Stated goal>
Beginning with the first line, set down every line through the one containing "const mid = d", exactly as it appears, but not the pictures.

Collected data>
----------------------------------------

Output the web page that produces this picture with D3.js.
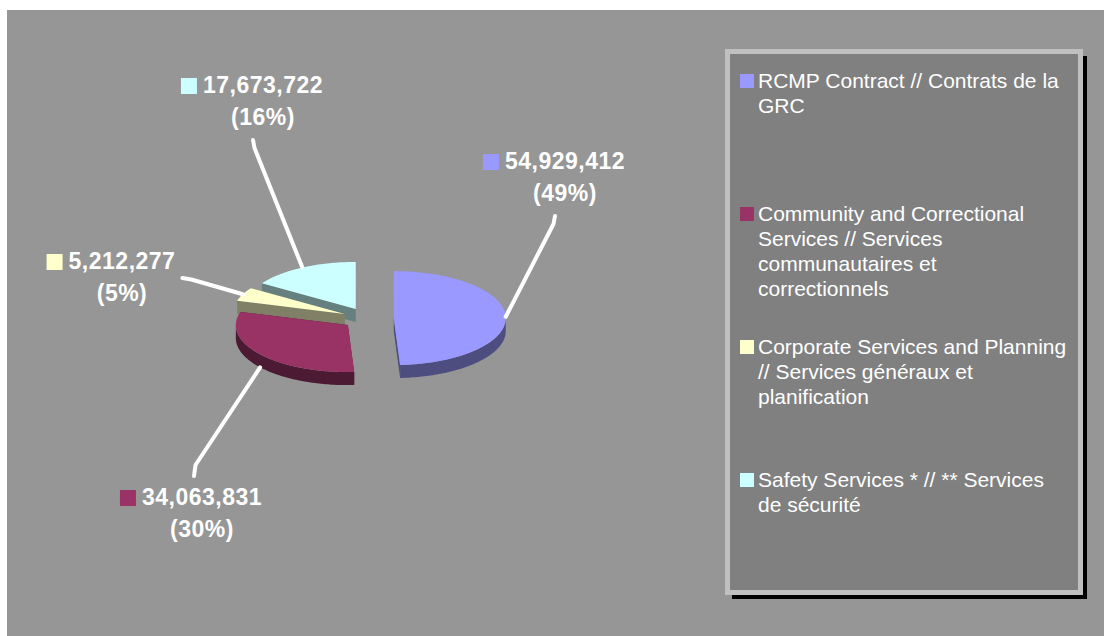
<!DOCTYPE html>
<html>
<head>
<meta charset="utf-8">
<style>
body { margin: 0; background: #fff; }
svg { display: block; font-family: "Liberation Sans", Arial, sans-serif; }
.lbl { fill: #fff; font-weight: bold; font-size: 23px; letter-spacing: 0.5px; }
.leg text { fill: #fff; font-size: 21px; }
</style>
</head>
<body>
<svg id="chart" width="1104" height="636"></svg>
<script src="https://d3js.org/d3.v7.min.js"></script>
<script>
const categories = [
  "RCMP Contract // Contrats de la GRC",
  "Community and Correctional Services // Services communautaires et correctionnels",
  "Corporate Services and Planning // Services généraux et planification",
  "Safety Services * // ** Services de sécurité"
];
const values = [54929412, 34063831, 5212277, 17673722];
const colors = ["#9999FF", "#993366", "#FFFFCC", "#CCFFFF"];

const W = 1104, H = 636;
const svg = d3.select("#chart");

// plot area background
svg.append("rect")
  .attr("x", 7).attr("y", 10)
  .attr("width", W - 7).attr("height", H - 10)
  .attr("fill", "#969696");

// 3d pie: unit circle mapped on a tilted ellipse
const cx = 368, cy = 318.4, rx = 112, ry = 47, depth = 13, explode = 0.23;
const x = d3.scaleLinear().domain([-1, 1]).range([cx - rx, cx + rx]);
const y = d3.scaleLinear().domain([-1, 1]).range([cy - ry, cy + ry]);

const arcs = d3.pie().sort(null).value(d => d)(values);
const total = d3.sum(values);
const mid = d => (d.startAngle + d.endAngle) / 2;

function pt(d, a, r, dz) {
  const m = mid(d);
  const ux = explode * Math.sin(m) + r * Math.sin(a);
  const uy = -(explode * Math.cos(m) + r * Math.cos(a));
  return [x(ux), y(uy) + dz];
}
function arcPts(d, a0, a1, dz) {
  const n = Math.max(2, Math.ceil((a1 - a0) / 0.02));
  return d3.range(n + 1).map(i => pt(d, a0 + (a1 - a0) * i / n, 1, dz));
}
const line = d3.line();
const shade = c => { const k = d3.rgb(c); return d3.rgb(k.r * 0.5, k.g * 0.5, k.b * 0.5).toString(); };

// back slices first
const order = d3.range(arcs.length)
  .sort((i, j) => pt(arcs[i], 0, 0, 0)[1] - pt(arcs[j], 0, 0, 0)[1]);

const pieG = svg.append("g");
order.forEach(i => {
  const d = arcs[i];
  const g = pieG.append("g");
  const side = shade(colors[i]);
  [d.startAngle, d.endAngle].forEach(a => {
    g.append("path")
      .attr("d", line([pt(d, a, 0, 0), pt(d, a, 1, 0), pt(d, a, 1, depth), pt(d, a, 0, depth)]) + "Z")
      .attr("fill", side);
  });
  const f0 = Math.max(d.startAngle, Math.PI / 2), f1 = Math.min(d.endAngle, 3 * Math.PI / 2);
  if (f1 > f0) {
    g.append("path")
      .attr("d", line(arcPts(d, f0, f1, 0).concat(arcPts(d, f0, f1, depth).reverse())) + "Z")
      .attr("fill", side);
  }
  g.append("path")
    .attr("d", line([pt(d, 0, 0, 0)].concat(arcPts(d, d.startAngle, d.endAngle, 0))) + "Z")
    .attr("fill", colors[i]);
});

// data labels (placed by hand in the original)
const labelPos = [
  {x: 565, y: 169, side: "top"},
  {x: 202, y: 505, side: "bottom"},
  {x: 122, y: 269, side: "left"},
  {x: 263, y: 93, side: "top"}
];
const fmt = d3.format(",");
const lineGap = 32;

const leadG = svg.append("g");
const lblG = svg.append("g");

arcs.forEach((d, i) => {
  const lp = labelPos[i];
  const t = lblG.append("text").attr("class", "lbl").attr("text-anchor", "middle");
  const t1 = t.append("tspan").attr("x", lp.x).attr("y", lp.y).text(fmt(values[i]));
  t.append("tspan").attr("x", lp.x).attr("y", lp.y + lineGap)
    .text("(" + Math.round(values[i] / total * 100) + "%)");
  const w = t1.node().getComputedTextLength();
  const left = lp.x - w / 2;
  lblG.append("rect")
    .attr("x", left - 22).attr("y", lp.y - 15)
    .attr("width", 16).attr("height", 16)
    .attr("fill", colors[i]);

  // leader line
  const m = mid(d);
  const start = pt(d, m, 1, Math.cos(m) < 0 ? depth : 0);
  let tail, elbow;
  if (lp.side === "top") {
    tail = [lp.x - 10, lp.y + lineGap + 15];
    elbow = [tail[0] + (start[0] < tail[0] ? -1.5 : 1.5), tail[1] + 8];
  } else if (lp.side === "bottom") {
    tail = [lp.x - 8, lp.y - 29];
    elbow = [tail[0] + (start[0] < tail[0] ? -1.5 : 1.5), tail[1] - 11];
  } else {
    tail = [left + w + 7, lp.y + 9];
    elbow = [tail[0] + 9, tail[1] + 1.5];
  }
  leadG.append("path")
    .attr("d", line([tail, elbow, start]))
    .attr("fill", "none")
    .attr("stroke", "#fff")
    .attr("stroke-width", 4)
    .attr("stroke-linecap", "round")
    .attr("stroke-linejoin", "round");
});

// legend
const legG = svg.append("g").attr("class", "leg");
legG.append("rect")
  .attr("x", 732).attr("y", 56).attr("width", 355).attr("height", 543)
  .attr("fill", "#000");
legG.append("rect")
  .attr("x", 727.5).attr("y", 51.5).attr("width", 353).attr("height", 541)
  .attr("fill", "#808080").attr("stroke", "#c0c0c0").attr("stroke-width", 5);

const legY = d3.scaleLinear().domain([0, categories.length - 1]).range([88, 487]);
const maxW = 311;

categories.forEach((c, i) => {
  const by = legY(i);
  legG.append("rect")
    .attr("x", 740).attr("y", by - 14)
    .attr("width", 14).attr("height", 14)
    .attr("fill", colors[i]);
  const t = legG.append("text").attr("x", 758).attr("y", by);
  const words = c.split(" ");
  let cur = [], ln = 0;
  let ts = t.append("tspan").attr("x", 758).attr("y", by);
  words.forEach(wd => {
    cur.push(wd);
    ts.text(cur.join(" "));
    if (ts.node().getComputedTextLength() > maxW && cur.length > 1) {
      cur.pop();
      ts.text(cur.join(" "));
      cur = [wd];
      ln++;
      ts = t.append("tspan").attr("x", 758).attr("y", by + ln * 25).text(wd);
    }
  });
});
</script>
</body>
</html>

----------------------------------------

Output below>
Output the web page that produces this picture with D3.js.
<!DOCTYPE html>
<html>
<head>
<meta charset="utf-8">
<style>
body { margin: 0; background: #fff; }
svg { display: block; font-family: "Liberation Sans", Arial, sans-serif; }
.lbl { fill: #fff; font-weight: bold; font-size: 23px; letter-spacing: 0.5px; }
.leg text { fill: #fff; font-size: 21px; }
</style>
</head>
<body>
<svg id="chart" width="1104" height="636"></svg>
<script src="https://d3js.org/d3.v7.min.js"></script>
<script>
const categories = [
  "RCMP Contract // Contrats de la GRC",
  "Community and Correctional Services // Services communautaires et correctionnels",
  "Corporate Services and Planning // Services généraux et planification",
  "Safety Services * // ** Services de sécurité"
];
const values = [54929412, 34063831, 5212277, 17673722];
const colors = ["#9999FF", "#993366", "#FFFFCC", "#CCFFFF"];

const W = 1104, H = 636;
const svg = d3.select("#chart");

// plot area background
svg.append("rect")
  .attr("x", 7).attr("y", 10)
  .attr("width", W - 7).attr("height", H - 10)
  .attr("fill", "#969696");

// 3d pie: unit circle mapped on a tilted ellipse
const cx = 368, cy = 318.4, rx = 112, ry = 47, depth = 13, explode = 0.23;
const x = d3.scaleLinear().domain([-1, 1]).range([cx - rx, cx + rx]);
const y = d3.scaleLinear().domain([-1, 1]).range([cy - ry, cy + ry]);

const arcs = d3.pie().sort(null).value(d => d)(values);
const total = d3.sum(values);
const mid = d => (d.startAngle + d.endAngle) / 2;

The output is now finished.